De même, il est important de considérer la cybersécurité comme étant une démarche d’amélioration continue. Très probablement, vous ne détecterez pas immédiatement toutes les failles de la chaîne d’approvisionnement, et de nouvelles vulnérabilités apparaîtront à mesure que les cybercriminels s’adapteront aux défenses déployées. Il est donc essentiel de se maintenir à jour des dernières tendances en matière de sécurité du développement. Un point crucial consiste à évaluer régulièrement votre logiciel et les éléments dont il dépend, afin de détecter d’éventuelles vulnérabilités. Cette pratique pourra s’appuyer sur des tests d’intrusion, et les forums de développeurs en source libre s’avèreront une ressource utile. Dès qu’un problème est repéré, créez un correctif et conservez l’historique des éléments que vous avez dû modifier.

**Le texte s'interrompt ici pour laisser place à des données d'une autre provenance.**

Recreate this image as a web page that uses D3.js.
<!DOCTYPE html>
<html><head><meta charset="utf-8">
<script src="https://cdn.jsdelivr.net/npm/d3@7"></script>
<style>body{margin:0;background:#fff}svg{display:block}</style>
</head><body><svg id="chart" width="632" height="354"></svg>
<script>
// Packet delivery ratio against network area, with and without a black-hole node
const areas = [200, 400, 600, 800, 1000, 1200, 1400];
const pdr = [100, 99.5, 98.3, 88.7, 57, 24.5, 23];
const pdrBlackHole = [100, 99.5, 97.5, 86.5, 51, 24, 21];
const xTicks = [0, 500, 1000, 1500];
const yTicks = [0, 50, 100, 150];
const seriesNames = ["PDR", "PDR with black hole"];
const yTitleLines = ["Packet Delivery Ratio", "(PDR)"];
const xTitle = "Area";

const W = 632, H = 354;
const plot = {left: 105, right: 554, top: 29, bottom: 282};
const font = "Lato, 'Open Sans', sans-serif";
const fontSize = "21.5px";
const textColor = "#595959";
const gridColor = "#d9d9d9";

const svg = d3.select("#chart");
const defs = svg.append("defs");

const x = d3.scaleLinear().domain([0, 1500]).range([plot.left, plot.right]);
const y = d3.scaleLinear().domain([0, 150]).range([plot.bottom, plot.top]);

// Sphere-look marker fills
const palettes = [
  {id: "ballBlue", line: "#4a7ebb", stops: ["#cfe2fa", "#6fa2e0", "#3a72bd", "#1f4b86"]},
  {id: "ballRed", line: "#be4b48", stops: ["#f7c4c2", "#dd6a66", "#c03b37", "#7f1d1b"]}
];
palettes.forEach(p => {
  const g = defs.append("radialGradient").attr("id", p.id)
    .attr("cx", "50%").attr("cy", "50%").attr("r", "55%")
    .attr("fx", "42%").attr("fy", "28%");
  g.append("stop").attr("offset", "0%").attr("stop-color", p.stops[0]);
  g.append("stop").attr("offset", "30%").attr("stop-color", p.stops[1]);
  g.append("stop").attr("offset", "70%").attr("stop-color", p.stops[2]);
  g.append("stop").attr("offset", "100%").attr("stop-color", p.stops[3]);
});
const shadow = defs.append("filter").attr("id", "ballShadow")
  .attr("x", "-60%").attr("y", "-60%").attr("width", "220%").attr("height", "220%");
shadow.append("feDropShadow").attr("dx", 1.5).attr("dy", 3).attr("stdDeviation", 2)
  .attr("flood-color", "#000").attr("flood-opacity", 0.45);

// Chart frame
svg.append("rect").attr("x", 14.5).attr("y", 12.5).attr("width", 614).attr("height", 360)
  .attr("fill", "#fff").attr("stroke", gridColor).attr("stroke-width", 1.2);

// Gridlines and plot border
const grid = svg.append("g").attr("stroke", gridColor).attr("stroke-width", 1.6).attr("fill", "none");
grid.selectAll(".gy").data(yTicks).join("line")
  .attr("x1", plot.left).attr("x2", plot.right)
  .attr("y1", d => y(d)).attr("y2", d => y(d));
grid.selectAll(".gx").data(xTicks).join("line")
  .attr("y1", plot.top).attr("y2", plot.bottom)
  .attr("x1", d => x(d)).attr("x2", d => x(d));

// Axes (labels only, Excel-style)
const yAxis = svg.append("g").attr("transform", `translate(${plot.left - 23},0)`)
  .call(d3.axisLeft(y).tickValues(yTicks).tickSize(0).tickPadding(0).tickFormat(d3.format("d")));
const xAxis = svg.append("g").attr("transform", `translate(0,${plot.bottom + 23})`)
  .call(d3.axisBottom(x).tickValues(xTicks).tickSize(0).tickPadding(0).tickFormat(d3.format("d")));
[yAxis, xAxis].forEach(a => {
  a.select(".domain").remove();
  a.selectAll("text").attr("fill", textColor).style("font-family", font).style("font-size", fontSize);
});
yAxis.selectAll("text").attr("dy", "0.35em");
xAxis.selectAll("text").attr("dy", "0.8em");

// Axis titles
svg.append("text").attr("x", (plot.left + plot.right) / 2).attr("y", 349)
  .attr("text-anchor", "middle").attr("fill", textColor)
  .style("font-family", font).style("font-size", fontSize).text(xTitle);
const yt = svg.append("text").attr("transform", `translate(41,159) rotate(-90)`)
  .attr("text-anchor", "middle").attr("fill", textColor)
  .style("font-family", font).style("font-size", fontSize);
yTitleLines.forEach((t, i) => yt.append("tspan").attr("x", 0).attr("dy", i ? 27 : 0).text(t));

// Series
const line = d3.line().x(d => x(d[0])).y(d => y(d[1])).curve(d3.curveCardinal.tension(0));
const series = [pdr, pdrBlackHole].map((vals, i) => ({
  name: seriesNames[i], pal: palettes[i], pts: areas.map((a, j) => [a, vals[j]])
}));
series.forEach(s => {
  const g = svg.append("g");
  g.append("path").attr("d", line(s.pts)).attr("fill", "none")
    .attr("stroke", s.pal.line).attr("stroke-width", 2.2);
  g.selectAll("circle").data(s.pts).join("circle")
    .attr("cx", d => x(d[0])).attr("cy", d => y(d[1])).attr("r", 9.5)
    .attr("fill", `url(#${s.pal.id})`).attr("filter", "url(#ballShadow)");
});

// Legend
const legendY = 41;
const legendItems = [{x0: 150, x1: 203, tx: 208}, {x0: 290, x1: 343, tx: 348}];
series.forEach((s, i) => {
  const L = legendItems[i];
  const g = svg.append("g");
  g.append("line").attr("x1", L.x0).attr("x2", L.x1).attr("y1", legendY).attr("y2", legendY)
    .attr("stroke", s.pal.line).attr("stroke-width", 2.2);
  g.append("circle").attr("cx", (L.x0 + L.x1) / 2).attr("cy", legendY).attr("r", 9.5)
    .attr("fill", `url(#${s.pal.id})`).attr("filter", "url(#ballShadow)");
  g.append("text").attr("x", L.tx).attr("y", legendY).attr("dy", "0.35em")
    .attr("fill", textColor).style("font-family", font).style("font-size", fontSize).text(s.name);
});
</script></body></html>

Élaborer un plan de réaction aux incidents

Enfin, les développeurs doivent reconnaître que la complexité des chaînes d’approvisionnement des logiciels fait qu’il est impossible d’empêcher toutes les cybermenaces. Sur la seule année 2022, Google a détecté 41 exploitations du jour zéro, des attaques exploitant des vulnérabilités qui n’avaient pas encore été découvertes. Les incidents de ce type sont trop fréquents pour ne pas s’y préparer en élaborant un plan de réponse.

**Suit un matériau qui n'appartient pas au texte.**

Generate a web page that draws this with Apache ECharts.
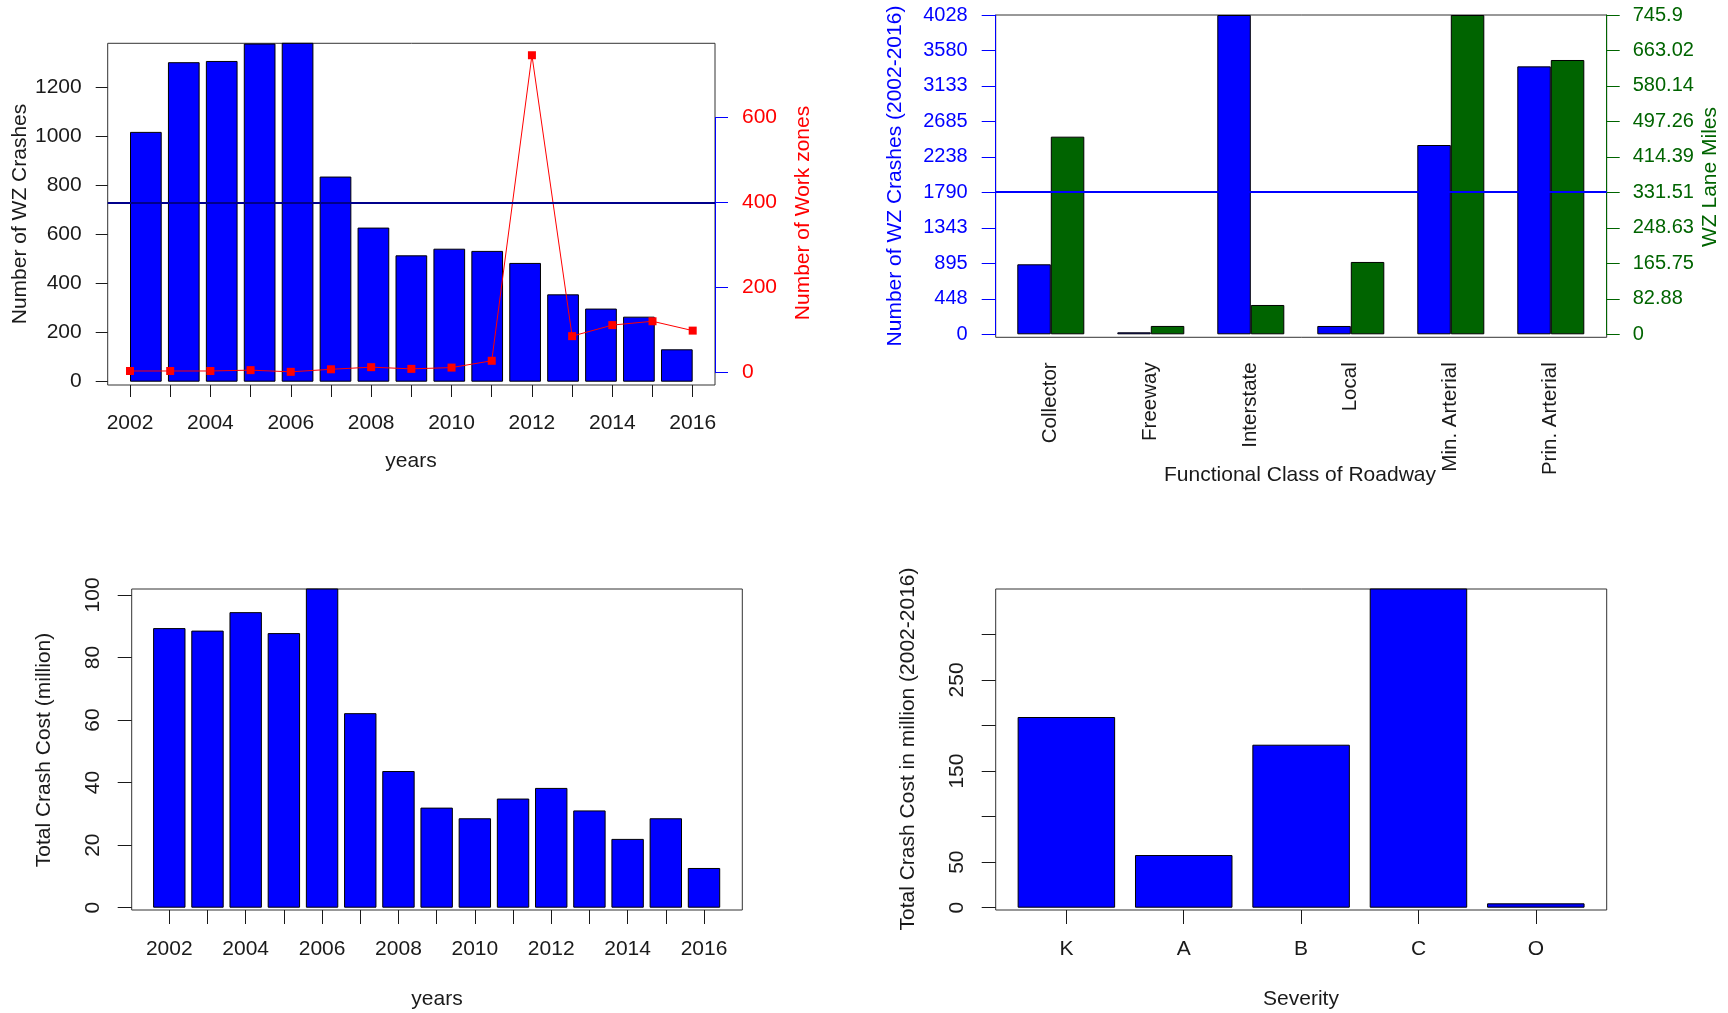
<!DOCTYPE html>
<html>
<head>
<meta charset="utf-8">
<script src="https://cdn.jsdelivr.net/npm/echarts@6/dist/echarts.min.js"></script>
<style>
html,body{margin:0;padding:0;background:#fff;}
#chart{width:1728px;height:1013px;}
</style>
</head>
<body>
<div id="chart"></div>
<script>
// ---------- data ----------
const years = [2002,2003,2004,2005,2006,2007,2008,2009,2010,2011,2012,2013,2014,2015,2016];
const yearLabels = [2002,2004,2006,2008,2010,2012,2014,2016];
const wzCrashes = [1018,1302,1307,1378,1395,836,628,515,542,533,484,356,298,265,132];
const workZones = [4,4,4,6,2,8,13,9,12,28,747,86,112,121,99];
const workZoneRef = 400;
const crashTicksTL = [0,200,400,600,800,1000,1200];
const workZoneTicks = [0,200,400,600];

const roadClasses = ['Collector','Freeway','Interstate','Local','Min. Arterial','Prin. Arterial'];
const classCrashes = [883,25,4028,105,2388,3380];
const laneMiles = [461.7,19.5,68.5,169,745.9,640.8];
const classCrashMean = 1800;
const crashTickLabels = ['0','448','895','1343','1790','2238','2685','3133','3580','4028'];
const laneTickLabels = ['0','82.88','165.75','248.63','331.51','414.39','497.26','580.14','663.02','745.9'];

const crashCost = [89.4,88.6,94.5,87.8,105,62.2,43.7,32.0,28.6,34.9,38.3,31.1,22.0,28.6,12.7];
const costTicks = [0,20,40,60,80,100];

const severity = ['K','A','B','C','O'];
const severityCost = [209.3,57.8,178.9,352,4.8];
const sevTicks = [0,50,100,150,200,250,300];
const sevLabels = [0,50,150,250];

// ---------- styling ----------
const FONT = "'Liberation Sans', Arial, Helvetica, sans-serif";
const TXT = '#1a1a1a';
const BLUE = '#0000ff';
const GREEN = '#006400';
const RED = '#ff0000';
const FS = 21;

const hiddenVal = (grid, min, max) => ({type:'value', gridIndex:grid, min:min, max:max, show:false, axisLine:{onZero:false}});
const barStyle = (c) => ({color:c, borderColor:'#000', borderWidth:1});
const lbl = (extra) => Object.assign({fontFamily:FONT, fontSize:FS, color:TXT}, extra);
const noLine = {show:false, onZero:false};
const txt = (x, y, text, color, rot) => ({
  type:'text', x:x, y:y, rotation: rot ? Math.PI/2 : 0,
  style:{text:text, fill:color, font: FS + "px " + FONT, fontSize:FS, fontFamily:FONT,
         textAlign:'center', textVerticalAlign:'middle', align:'center', verticalAlign:'middle'}
});

const option = {
  animation:false,
  backgroundColor:'#fff',
  grid:[
    // 0 top-left frame
    {left:107.7, top:43.3, width:607.3, height:341.7, show:true, borderColor:'#333', borderWidth:1},
    // 1 top-left bars
    {left:126.9, top:43.3, width:568.9, height:338.4},
    // 2 top-left line
    {left:130, top:43.3, width:562.7, height:338.4},
    // 3 top-left right axis (0-600)
    {left:130, top:117.7, width:585, height:255},
    // 4 top-right frame
    {left:995.7, top:15, width:611, height:322.3, show:true, borderColor:'#333', borderWidth:1},
    // 5 top-right data
    {left:1000.8, top:15, width:600, height:319.3},
    // 6 bottom-left frame
    {left:131.7, top:589, width:610.6, height:321, show:true, borderColor:'#333', borderWidth:1},
    // 7 bottom-left data
    {left:150.2, top:589, width:572.9, height:318.7},
    // 8 bottom-right frame
    {left:995.7, top:589, width:611, height:321, show:true, borderColor:'#333', borderWidth:1},
    // 9 bottom-right data
    {left:1007.7, top:589, width:586.8, height:318.7}
  ],
  xAxis:[
    hiddenVal(0,0,1),
    {type:'category', gridIndex:1, data:years, show:false, axisLine:{onZero:false}},
    {type:'value', gridIndex:2, min:2002, max:2016, offset:3.3,
      axisLine:noLine, splitLine:{show:false},
      axisTick:{show:true, length:12, customValues:years, lineStyle:{color:TXT}},
      axisLabel:lbl({customValues:yearLabels, margin:28, formatter:(v)=>String(v)})},
    hiddenVal(3,0,1),
    hiddenVal(4,0,1),
    {type:'category', gridIndex:5, data:roadClasses,
      axisLine:noLine, axisTick:{show:false}, splitLine:{show:false},
      axisLabel:lbl({rotate:90, margin:28, interval:0, fontSize:20.5})},
    hiddenVal(6,0,1),
    {type:'category', gridIndex:7, data:years, offset:2.3,
      axisLine:noLine, splitLine:{show:false},
      axisTick:{show:true, alignWithLabel:true, interval:0, length:14, lineStyle:{color:TXT}},
      axisLabel:lbl({interval:1, margin:29})},
    hiddenVal(8,0,1),
    {type:'category', gridIndex:9, data:severity, offset:2.3,
      axisLine:noLine, splitLine:{show:false},
      axisTick:{show:true, alignWithLabel:true, interval:0, length:14, lineStyle:{color:TXT}},
      axisLabel:lbl({interval:0, margin:29})}
  ],
  yAxis:[
    hiddenVal(0,-28.9,775.1),                       // 0
    {type:'value', gridIndex:1, min:0, max:1379, offset:19.2, position:'left',   // 1
      axisLine:noLine, splitLine:{show:false},
      axisTick:{show:true, length:12, customValues:crashTicksTL, lineStyle:{color:TXT}},
      axisLabel:lbl({customValues:crashTicksTL, margin:26, formatter:(v)=>String(v)})},
    hiddenVal(2,-21.2,775.1),                       // 2
    {type:'value', gridIndex:3, min:0, max:600, position:'right',   // 3
      axisLine:{show:true, onZero:false, lineStyle:{color:BLUE, width:1}}, splitLine:{show:false},
      axisTick:{show:true, length:13, customValues:workZoneTicks, lineStyle:{color:BLUE}},
      axisLabel:lbl({customValues:workZoneTicks, margin:27, color:RED, formatter:(v)=>String(v)})},
    hiddenVal(4,-37.8,4028),                        // 4
    {type:'value', gridIndex:5, min:0, max:4028, offset:5.1, position:'left',   // 5
      axisLine:{show:true, onZero:false, lineStyle:{color:BLUE, width:1}}, splitLine:{show:false},
      axisTick:{show:true, length:14, customValues:crashTickLabels.map(Number), lineStyle:{color:BLUE}},
      axisLabel:lbl({customValues:crashTickLabels.map(Number), margin:28, color:BLUE, fontSize:20,
        formatter:(v)=>crashTickLabels[crashTickLabels.map(Number).indexOf(v)]})},
    {type:'value', gridIndex:5, min:0, max:745.9, offset:5.9, position:'right',   // 6
      axisLine:{show:true, onZero:false, lineStyle:{color:GREEN, width:1}}, splitLine:{show:false},
      axisTick:{show:true, length:13, customValues:laneTickLabels.map(Number), lineStyle:{color:GREEN}},
      axisLabel:lbl({customValues:laneTickLabels.map(Number), margin:26, color:GREEN, fontSize:20,
        formatter:(v)=>laneTickLabels[laneTickLabels.map(Number).indexOf(v)]})},
    hiddenVal(6,0,1),                               // 7
    {type:'value', gridIndex:7, min:0, max:101.9, offset:18.5, position:'left',   // 8
      axisLine:noLine, splitLine:{show:false},
      axisTick:{show:true, length:14, customValues:costTicks, lineStyle:{color:TXT}},
      axisLabel:lbl({customValues:costTicks, rotate:90, margin:28, formatter:(v)=>String(v)})},
    hiddenVal(8,0,1),                               // 9
    {type:'value', gridIndex:9, min:0, max:349.8, offset:12, position:'left',   // 10
      axisLine:noLine, splitLine:{show:false},
      axisTick:{show:true, length:14, customValues:sevTicks, lineStyle:{color:TXT}},
      axisLabel:lbl({customValues:sevLabels, rotate:90, margin:28, formatter:(v)=>String(v)})}
  ],
  series:[
    {type:'bar', xAxisIndex:1, yAxisIndex:1, data:wzCrashes, barWidth:31.7, clip:true, itemStyle:barStyle(BLUE)},
    {type:'line', xAxisIndex:0, yAxisIndex:0, data:[], silent:true,
      markLine:{silent:true, symbol:'none', label:{show:false}, lineStyle:{color:'#00008b', width:2, type:'solid'},
        data:[{yAxis:workZoneRef}]}},
    {type:'line', xAxisIndex:2, yAxisIndex:2, data:years.map((y,i)=>[y, workZones[i]]),
      symbol:'rect', symbolSize:8, itemStyle:{color:RED}, lineStyle:{color:RED, width:1}},
    {type:'bar', xAxisIndex:5, yAxisIndex:5, data:classCrashes, barWidth:33.5, barGap:'0%', clip:true, itemStyle:barStyle(BLUE)},
    {type:'bar', xAxisIndex:5, yAxisIndex:6, data:laneMiles, barWidth:33.5, barGap:'0%', clip:true, itemStyle:barStyle(GREEN)},
    {type:'line', xAxisIndex:4, yAxisIndex:4, data:[], silent:true,
      markLine:{silent:true, symbol:'none', label:{show:false}, lineStyle:{color:BLUE, width:2, type:'solid'},
        data:[{yAxis:classCrashMean}]}},
    {type:'bar', xAxisIndex:7, yAxisIndex:8, data:crashCost, barWidth:32.4, clip:true, itemStyle:barStyle(BLUE)},
    {type:'bar', xAxisIndex:9, yAxisIndex:10, data:severityCost, barWidth:97.5, clip:true, itemStyle:barStyle(BLUE)}
  ],
  graphic:[
    txt(20, 214, 'Number of WZ Crashes', TXT, true),
    txt(803, 213, 'Number of Work zones', RED, true),
    txt(411, 461, 'years', TXT, false),
    txt(895, 176, 'Number of WZ Crashes (2002-2016)', BLUE, true),
    txt(1710, 177, 'WZ Lane Miles', GREEN, true),
    txt(1300, 475, 'Functional Class of Roadway', TXT, false),
    txt(44, 750, 'Total Crash Cost (million)', TXT, true),
    txt(437, 999, 'years', TXT, false),
    txt(908, 749, 'Total Crash Cost in million (2002-2016)', TXT, true),
    txt(1301, 999, 'Severity', TXT, false)
  ]
};

const chart = echarts.init(document.getElementById('chart'), null, {renderer:'canvas'});
chart.setOption(option);
</script>
</body>
</html>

Formalisez une stratégie précisant quoi faire en cas d’attaque sur la chaîne d’approvisionnement de votre logiciel. Votre plan définira des mesures de confinement du problème, les protocoles de communication et les pratiques de sauvegardes, et dressera la liste des responsabilités de chacun. Veillez à actualiser ce plan régulièrement, pour y intégrer les bonnes pratiques émergentes.

Protéger la chaîne d’approvisionnement des logiciels est une nécessité

La sécurité des logiciels englobe davantage que le seul produit fini. En définitive, tout est lié. Les développeurs doivent donc considérer également la sécurité des partenaires de leur chaîne d’approvisionnement. Quand on réalise que les faiblesses des autres intervenants sont nos propres faiblesses, le doute n’est plus permis : renforcer la sécurité de la chaîne d’approvisionnement est une nécessité. Cette prise de conscience est un premier pas vers une démarche plus globale de cybersécurité.